>>>>>
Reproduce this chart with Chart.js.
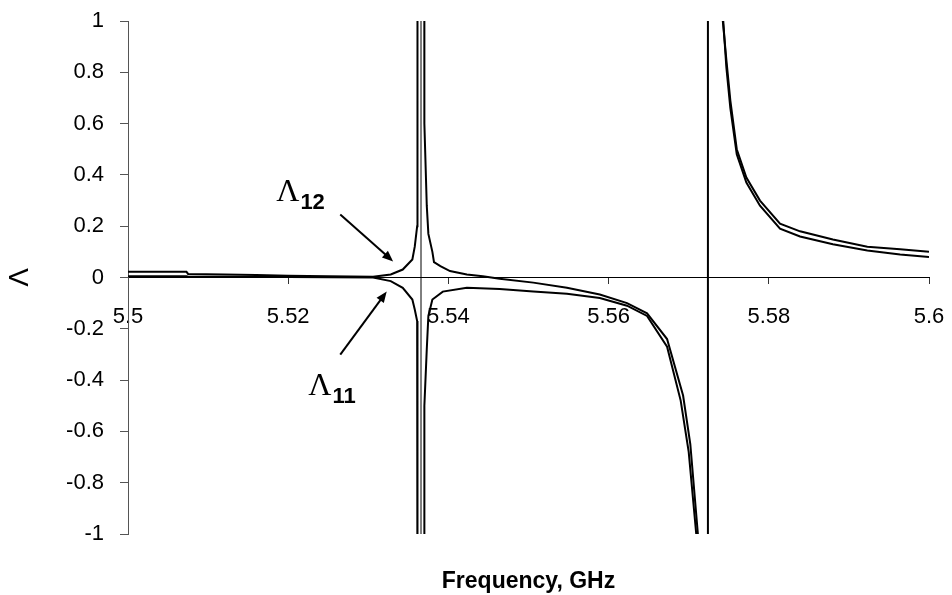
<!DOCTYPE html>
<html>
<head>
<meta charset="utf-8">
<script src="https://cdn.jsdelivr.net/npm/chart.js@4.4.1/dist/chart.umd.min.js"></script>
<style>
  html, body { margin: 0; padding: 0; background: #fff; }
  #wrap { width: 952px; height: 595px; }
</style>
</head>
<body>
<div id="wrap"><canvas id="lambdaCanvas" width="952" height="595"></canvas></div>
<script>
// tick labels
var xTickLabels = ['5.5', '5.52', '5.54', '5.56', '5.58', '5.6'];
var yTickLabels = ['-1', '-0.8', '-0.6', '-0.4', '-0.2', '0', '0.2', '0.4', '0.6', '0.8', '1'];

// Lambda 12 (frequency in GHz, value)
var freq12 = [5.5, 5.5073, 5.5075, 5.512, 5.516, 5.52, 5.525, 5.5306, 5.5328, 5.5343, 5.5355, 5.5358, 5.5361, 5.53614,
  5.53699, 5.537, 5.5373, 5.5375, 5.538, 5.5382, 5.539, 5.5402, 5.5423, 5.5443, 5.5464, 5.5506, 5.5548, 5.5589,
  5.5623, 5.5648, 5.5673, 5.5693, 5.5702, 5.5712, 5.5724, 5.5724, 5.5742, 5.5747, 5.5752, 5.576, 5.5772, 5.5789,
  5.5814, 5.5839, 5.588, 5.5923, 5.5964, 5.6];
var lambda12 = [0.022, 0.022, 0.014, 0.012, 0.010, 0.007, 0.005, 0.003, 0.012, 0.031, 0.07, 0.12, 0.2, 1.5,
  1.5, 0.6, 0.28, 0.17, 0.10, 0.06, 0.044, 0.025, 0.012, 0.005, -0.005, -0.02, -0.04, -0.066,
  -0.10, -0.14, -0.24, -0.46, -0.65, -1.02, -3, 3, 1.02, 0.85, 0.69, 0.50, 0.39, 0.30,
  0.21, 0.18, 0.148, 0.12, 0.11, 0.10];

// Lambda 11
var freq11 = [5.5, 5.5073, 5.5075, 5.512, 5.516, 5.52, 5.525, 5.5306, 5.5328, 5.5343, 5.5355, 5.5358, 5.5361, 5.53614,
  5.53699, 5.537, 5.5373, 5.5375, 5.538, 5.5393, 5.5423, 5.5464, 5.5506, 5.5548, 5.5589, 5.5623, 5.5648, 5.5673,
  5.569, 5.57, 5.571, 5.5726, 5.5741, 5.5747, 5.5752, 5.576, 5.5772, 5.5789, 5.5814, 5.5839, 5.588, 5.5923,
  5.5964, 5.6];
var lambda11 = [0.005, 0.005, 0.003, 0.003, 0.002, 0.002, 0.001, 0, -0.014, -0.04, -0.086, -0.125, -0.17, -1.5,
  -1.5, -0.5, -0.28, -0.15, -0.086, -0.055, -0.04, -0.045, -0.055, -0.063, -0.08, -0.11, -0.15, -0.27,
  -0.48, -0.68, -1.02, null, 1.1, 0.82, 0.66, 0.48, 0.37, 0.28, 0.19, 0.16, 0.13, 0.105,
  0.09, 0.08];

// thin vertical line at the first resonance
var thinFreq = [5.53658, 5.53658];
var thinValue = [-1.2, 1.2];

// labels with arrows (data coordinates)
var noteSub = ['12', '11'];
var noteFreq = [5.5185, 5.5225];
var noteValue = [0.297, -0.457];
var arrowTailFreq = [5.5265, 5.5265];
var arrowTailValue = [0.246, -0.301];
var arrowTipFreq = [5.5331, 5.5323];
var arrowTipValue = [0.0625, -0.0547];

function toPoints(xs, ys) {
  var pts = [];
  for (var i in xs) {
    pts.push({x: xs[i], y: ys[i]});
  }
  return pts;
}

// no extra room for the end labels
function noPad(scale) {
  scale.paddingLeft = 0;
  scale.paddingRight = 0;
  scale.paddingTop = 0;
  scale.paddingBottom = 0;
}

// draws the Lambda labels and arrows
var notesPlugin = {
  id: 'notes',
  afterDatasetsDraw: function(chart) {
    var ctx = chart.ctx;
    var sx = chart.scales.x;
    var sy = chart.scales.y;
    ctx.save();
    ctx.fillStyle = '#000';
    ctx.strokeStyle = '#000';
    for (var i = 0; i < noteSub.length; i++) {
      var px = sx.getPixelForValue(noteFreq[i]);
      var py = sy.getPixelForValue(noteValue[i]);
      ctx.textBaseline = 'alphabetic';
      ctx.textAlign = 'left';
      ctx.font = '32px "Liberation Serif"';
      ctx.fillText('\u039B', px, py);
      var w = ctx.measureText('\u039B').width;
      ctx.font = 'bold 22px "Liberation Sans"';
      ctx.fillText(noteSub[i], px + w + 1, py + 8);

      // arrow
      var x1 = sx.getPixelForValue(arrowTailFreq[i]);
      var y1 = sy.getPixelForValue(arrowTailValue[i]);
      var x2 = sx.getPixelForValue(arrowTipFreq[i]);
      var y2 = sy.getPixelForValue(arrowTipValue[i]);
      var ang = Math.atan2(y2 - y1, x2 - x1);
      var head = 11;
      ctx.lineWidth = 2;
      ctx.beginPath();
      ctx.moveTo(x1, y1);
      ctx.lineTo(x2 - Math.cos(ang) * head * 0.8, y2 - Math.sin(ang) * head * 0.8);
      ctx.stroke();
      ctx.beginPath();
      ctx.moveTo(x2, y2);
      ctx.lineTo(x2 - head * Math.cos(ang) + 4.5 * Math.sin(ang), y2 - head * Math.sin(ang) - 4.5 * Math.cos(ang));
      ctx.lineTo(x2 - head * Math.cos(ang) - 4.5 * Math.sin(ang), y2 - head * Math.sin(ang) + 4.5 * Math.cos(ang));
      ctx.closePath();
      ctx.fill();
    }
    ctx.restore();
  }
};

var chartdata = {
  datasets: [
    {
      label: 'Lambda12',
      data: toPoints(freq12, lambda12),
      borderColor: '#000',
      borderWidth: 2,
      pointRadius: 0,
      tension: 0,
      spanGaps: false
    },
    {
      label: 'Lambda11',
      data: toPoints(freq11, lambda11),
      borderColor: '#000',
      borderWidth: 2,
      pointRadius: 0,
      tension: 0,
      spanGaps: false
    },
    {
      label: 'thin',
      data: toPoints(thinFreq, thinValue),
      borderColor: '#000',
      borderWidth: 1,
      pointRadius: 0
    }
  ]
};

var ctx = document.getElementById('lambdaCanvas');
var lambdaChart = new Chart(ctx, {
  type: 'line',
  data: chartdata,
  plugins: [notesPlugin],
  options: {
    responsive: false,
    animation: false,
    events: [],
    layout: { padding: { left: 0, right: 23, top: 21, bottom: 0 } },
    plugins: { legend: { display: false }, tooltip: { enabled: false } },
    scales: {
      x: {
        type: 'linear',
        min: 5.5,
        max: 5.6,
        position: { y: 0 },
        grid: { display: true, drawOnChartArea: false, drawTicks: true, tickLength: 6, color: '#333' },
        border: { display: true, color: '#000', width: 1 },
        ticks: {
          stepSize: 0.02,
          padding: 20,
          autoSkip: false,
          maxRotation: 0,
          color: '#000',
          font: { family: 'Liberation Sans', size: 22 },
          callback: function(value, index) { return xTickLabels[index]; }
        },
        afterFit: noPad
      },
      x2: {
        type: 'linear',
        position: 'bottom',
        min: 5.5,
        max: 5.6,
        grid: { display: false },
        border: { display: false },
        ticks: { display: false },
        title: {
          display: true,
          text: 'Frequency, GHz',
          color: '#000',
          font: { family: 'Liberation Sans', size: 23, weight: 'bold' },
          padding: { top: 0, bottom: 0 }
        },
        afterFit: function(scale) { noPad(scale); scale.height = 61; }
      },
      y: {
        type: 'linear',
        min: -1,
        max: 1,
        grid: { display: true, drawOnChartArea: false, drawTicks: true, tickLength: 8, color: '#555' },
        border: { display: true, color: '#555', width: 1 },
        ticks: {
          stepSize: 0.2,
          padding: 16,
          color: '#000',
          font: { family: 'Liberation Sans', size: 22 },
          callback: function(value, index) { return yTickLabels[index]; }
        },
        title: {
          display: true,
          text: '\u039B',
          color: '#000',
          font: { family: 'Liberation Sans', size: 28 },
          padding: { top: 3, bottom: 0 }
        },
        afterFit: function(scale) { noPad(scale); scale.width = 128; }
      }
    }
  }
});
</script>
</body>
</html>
<<<<<
Written problem: Leave out any pictures and return exactly the lines from the beginning of the data through the line with "var thinValue = [-1.2, 1.2];", inclusive.

Full response:
Reproduce this chart with Chart.js.
<!DOCTYPE html>
<html>
<head>
<meta charset="utf-8">
<script src="https://cdn.jsdelivr.net/npm/chart.js@4.4.1/dist/chart.umd.min.js"></script>
<style>
  html, body { margin: 0; padding: 0; background: #fff; }
  #wrap { width: 952px; height: 595px; }
</style>
</head>
<body>
<div id="wrap"><canvas id="lambdaCanvas" width="952" height="595"></canvas></div>
<script>
// tick labels
var xTickLabels = ['5.5', '5.52', '5.54', '5.56', '5.58', '5.6'];
var yTickLabels = ['-1', '-0.8', '-0.6', '-0.4', '-0.2', '0', '0.2', '0.4', '0.6', '0.8', '1'];

// Lambda 12 (frequency in GHz, value)
var freq12 = [5.5, 5.5073, 5.5075, 5.512, 5.516, 5.52, 5.525, 5.5306, 5.5328, 5.5343, 5.5355, 5.5358, 5.5361, 5.53614,
  5.53699, 5.537, 5.5373, 5.5375, 5.538, 5.5382, 5.539, 5.5402, 5.5423, 5.5443, 5.5464, 5.5506, 5.5548, 5.5589,
  5.5623, 5.5648, 5.5673, 5.5693, 5.5702, 5.5712, 5.5724, 5.5724, 5.5742, 5.5747, 5.5752, 5.576, 5.5772, 5.5789,
  5.5814, 5.5839, 5.588, 5.5923, 5.5964, 5.6];
var lambda12 = [0.022, 0.022, 0.014, 0.012, 0.010, 0.007, 0.005, 0.003, 0.012, 0.031, 0.07, 0.12, 0.2, 1.5,
  1.5, 0.6, 0.28, 0.17, 0.10, 0.06, 0.044, 0.025, 0.012, 0.005, -0.005, -0.02, -0.04, -0.066,
  -0.10, -0.14, -0.24, -0.46, -0.65, -1.02, -3, 3, 1.02, 0.85, 0.69, 0.50, 0.39, 0.30,
  0.21, 0.18, 0.148, 0.12, 0.11, 0.10];

// Lambda 11
var freq11 = [5.5, 5.5073, 5.5075, 5.512, 5.516, 5.52, 5.525, 5.5306, 5.5328, 5.5343, 5.5355, 5.5358, 5.5361, 5.53614,
  5.53699, 5.537, 5.5373, 5.5375, 5.538, 5.5393, 5.5423, 5.5464, 5.5506, 5.5548, 5.5589, 5.5623, 5.5648, 5.5673,
  5.569, 5.57, 5.571, 5.5726, 5.5741, 5.5747, 5.5752, 5.576, 5.5772, 5.5789, 5.5814, 5.5839, 5.588, 5.5923,
  5.5964, 5.6];
var lambda11 = [0.005, 0.005, 0.003, 0.003, 0.002, 0.002, 0.001, 0, -0.014, -0.04, -0.086, -0.125, -0.17, -1.5,
  -1.5, -0.5, -0.28, -0.15, -0.086, -0.055, -0.04, -0.045, -0.055, -0.063, -0.08, -0.11, -0.15, -0.27,
  -0.48, -0.68, -1.02, null, 1.1, 0.82, 0.66, 0.48, 0.37, 0.28, 0.19, 0.16, 0.13, 0.105,
  0.09, 0.08];

// thin vertical line at the first resonance
var thinFreq = [5.53658, 5.53658];
var thinValue = [-1.2, 1.2];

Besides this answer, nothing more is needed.